Sweet Corn (Zea mays L. var. rugosa) Derived Fluorescent Carbon Quantum Dots for Selective Detection of Hydrogen Sulfide and Bioimaging Applications

We report a green, simple, and facile fluorometric method for the detection of hydrogen sulfide (S 2− ) using bluish green carbon quantum dots (CQDs) derived from sweet corn ( Zea mays L. var. rugosa ) as carbon source. The optical properties of the CQDs were studied using UV‐visible, PL spectra and lifetime measurements.
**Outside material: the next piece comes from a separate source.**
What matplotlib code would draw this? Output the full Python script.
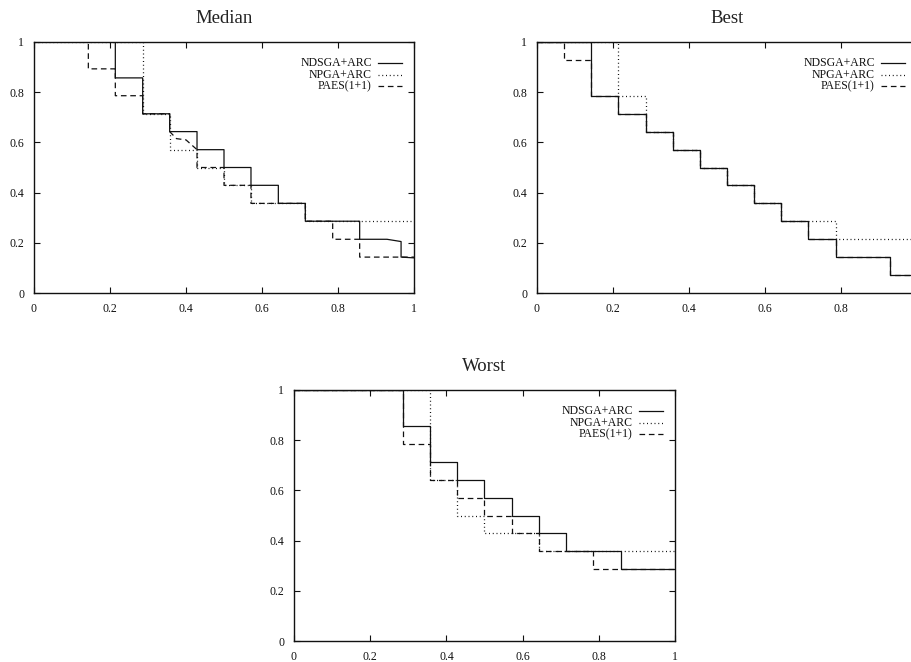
import matplotlib
matplotlib.use("Agg")
import matplotlib.pyplot as plt
from matplotlib.lines import Line2D

plt.rcParams['font.family'] = ['Liberation Serif', 'DejaVu Serif']

series_names = ["NDSGA+ARC", "NPGA+ARC", "PAES(1+1)"]

# ---- Median ----
med_ndsga_x = [0, 0.214, 0.214, 0.286, 0.286, 0.357, 0.357, 0.429, 0.429, 0.5, 0.5, 0.571, 0.571,
               0.643, 0.643, 0.714, 0.714, 0.857, 0.857, 0.929, 0.966, 0.966, 1.0]
med_ndsga_y = [1, 1, 0.857, 0.857, 0.714, 0.714, 0.643, 0.643, 0.571, 0.571, 0.5, 0.5, 0.429,
               0.429, 0.357, 0.357, 0.286, 0.286, 0.214, 0.214, 0.205, 0.143, 0.14]
med_npga_x = [0, 0.286, 0.286, 0.357, 0.357, 0.429, 0.429, 0.5, 0.5, 0.571, 0.571, 0.714, 0.714, 1.0]
med_npga_y = [1, 1, 0.714, 0.714, 0.571, 0.571, 0.5, 0.5, 0.429, 0.429, 0.357, 0.357, 0.286, 0.286]
med_paes_x = [0, 0.143, 0.143, 0.214, 0.214, 0.286, 0.286, 0.357, 0.357, 0.375, 0.40, 0.429, 0.429,
              0.5, 0.5, 0.571, 0.571, 0.714, 0.714, 0.786, 0.786, 0.857, 0.857, 1.0]
med_paes_y = [1, 1, 0.893, 0.893, 0.786, 0.786, 0.714, 0.714, 0.643, 0.615, 0.61, 0.571, 0.5,
              0.5, 0.429, 0.429, 0.357, 0.357, 0.286, 0.286, 0.214, 0.214, 0.143, 0.143]

# ---- Best ----
best_ndsga_x = [0, 0.143, 0.143, 0.214, 0.214, 0.286, 0.286, 0.357, 0.357, 0.429, 0.429, 0.5, 0.5,
                0.571, 0.571, 0.643, 0.643, 0.714, 0.714, 0.786, 0.786, 0.929, 0.929, 1.0]
best_ndsga_y = [1, 1, 0.786, 0.786, 0.714, 0.714, 0.643, 0.643, 0.571, 0.571, 0.5, 0.5, 0.429,
                0.429, 0.357, 0.357, 0.286, 0.286, 0.214, 0.214, 0.143, 0.143, 0.071, 0.071]
best_npga_x = [0, 0.214, 0.214, 0.286, 0.286, 0.357, 0.357, 0.429, 0.429, 0.5, 0.5, 0.571, 0.571,
               0.643, 0.643, 0.786, 0.786, 1.0]
best_npga_y = [1, 1, 0.786, 0.786, 0.643, 0.643, 0.571, 0.571, 0.5, 0.5, 0.429, 0.429, 0.357,
               0.357, 0.286, 0.286, 0.214, 0.214]
best_paes_x = [0, 0.071, 0.071, 0.143, 0.143, 0.214, 0.214, 0.286, 0.286, 0.357, 0.357, 0.429, 0.429,
               0.5, 0.5, 0.571, 0.571, 0.643, 0.643, 0.714, 0.714, 0.786, 0.786, 0.929, 0.929, 1.0]
best_paes_y = [1, 1, 0.929, 0.929, 0.786, 0.786, 0.714, 0.714, 0.643, 0.643, 0.571, 0.571, 0.5,
               0.5, 0.429, 0.429, 0.357, 0.357, 0.286, 0.286, 0.214, 0.214, 0.143, 0.143, 0.071, 0.071]

# ---- Worst ----
worst_ndsga_x = [0, 0.286, 0.286, 0.357, 0.357, 0.429, 0.429, 0.5, 0.5, 0.571, 0.571, 0.643, 0.643,
                 0.714, 0.714, 0.857, 0.857, 1.0]
worst_ndsga_y = [1, 1, 0.857, 0.857, 0.714, 0.714, 0.643, 0.643, 0.571, 0.571, 0.5, 0.5, 0.429,
                 0.429, 0.357, 0.357, 0.286, 0.286]
worst_npga_x = [0, 0.357, 0.357, 0.429, 0.429, 0.5, 0.5, 0.643, 0.643, 1.0]
worst_npga_y = [1, 1, 0.643, 0.643, 0.5, 0.5, 0.429, 0.429, 0.357, 0.357]
worst_paes_x = [0, 0.286, 0.286, 0.357, 0.357, 0.429, 0.429, 0.5, 0.5, 0.571, 0.571, 0.643, 0.643,
                0.786, 0.786, 1.0]
worst_paes_y = [1, 1, 0.786, 0.786, 0.643, 0.643, 0.571, 0.571, 0.5, 0.5, 0.429, 0.429, 0.357,
                0.357, 0.286, 0.286]

ticks = [0, 0.2, 0.4, 0.6, 0.8, 1]
tick_labels = ["0", "0.2", "0.4", "0.6", "0.8", "1"]

styles = [
    dict(color="#111111", lw=0.9, linestyle="-"),
    dict(color="#111111", lw=0.9, linestyle=(0, (0.8, 2.2))),
    dict(color="#111111", lw=0.9, linestyle=(0, (4.5, 3.0))),
]

W, H = 912, 662
fig = plt.figure(figsize=(W / 100, H / 100), dpi=100)


def make_axes(left_px, top_px, w_px, h_px):
    return fig.add_axes([left_px / W, (H - top_px - h_px) / H, w_px / W, h_px / H])


def setup(ax, title, data, hide_last_xlabel=False):
    for (xs, ys), st, name in zip(data, styles, series_names):
        ax.plot(xs, ys, **st)
    ax.set_xlim(0, 1)
    ax.set_ylim(0, 1)
    ax.set_xticks(ticks)
    ax.set_xticklabels(tick_labels)
    ax.set_yticks(ticks)
    ax.set_yticklabels(tick_labels)
    ax.tick_params(direction="in", length=4, width=0.8, top=True, right=True,
                   labelsize=8.5, pad=7, colors="#111111")
    if hide_last_xlabel:
        ax.get_xticklabels()[-1].set_visible(False)
    for s in ax.spines.values():
        s.set_linewidth(1.0)
        s.set_color("#111111")
    ax.set_title(title, fontsize=13.5, pad=14, color="#222222")
    # legend, gnuplot style (text then line sample)
    ys_leg = [0.917, 0.870, 0.823]
    for yl, st, name in zip(ys_leg, styles, series_names):
        ax.text(0.889, yl, name, transform=ax.transAxes, ha="right", va="center",
                fontsize=8.5, color="#111111")
        ax.add_line(Line2D([0.906, 0.968], [yl, yl], transform=ax.transAxes, **st))


ax1 = make_axes(34, 42, 380, 251)
setup(ax1, "Median", [(med_ndsga_x, med_ndsga_y), (med_npga_x, med_npga_y), (med_paes_x, med_paes_y)])

ax2 = make_axes(537, 42, 380, 251)
setup(ax2, "Best", [(best_ndsga_x, best_ndsga_y), (best_npga_x, best_npga_y), (best_paes_x, best_paes_y)],
      hide_last_xlabel=True)

ax3 = make_axes(294, 390, 381, 251)
setup(ax3, "Worst", [(worst_ndsga_x, worst_ndsga_y), (worst_npga_x, worst_npga_y), (worst_paes_x, worst_paes_y)])

fig.savefig("out.png", dpi=100)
High‐resolution transmission electron microscopy (HR‐TEM), atomic force microscope (AFM) and dynamic light scattering (DLS) were used for morphological studies. X‐ray diffraction (XRD) technique was used for phase analysis. Zeta potential, Fourier transform infrared (FT‐IR), Raman and X‐ray photoelectron spectroscopy (XPS) were used to measure the charge and composition of QDs. The prepared CQDs having size less than 2.4 nm with bluish green emission at ∼470 nm and showed excellent stability for more than 6 months in aqueous medium. The synthesized CQDs showed highly sensitive and selective detection of sulfide ions (S 2− ) in aqueous medium over other toxic metal ions and inorganic salts, and the detection limit was 8 nM in the linear range from 5 to 100 nM. The synthesized CQDs had excellent hemocompatibility as evidenced from the hemolytic assay (2.86 %) and ESR estimation (7.5 mm/h) on human RBCs. The cell viability of CQDs was evaluated on Vero and A549 cell line by MTT assay, which produced more than 90 % of cell viability in both cell lines at 250 μg/mL concentration. Owing to their biocompatible nature, the synthesized CQDs were used as a fluorescent probe for in vitro bioimaging applications.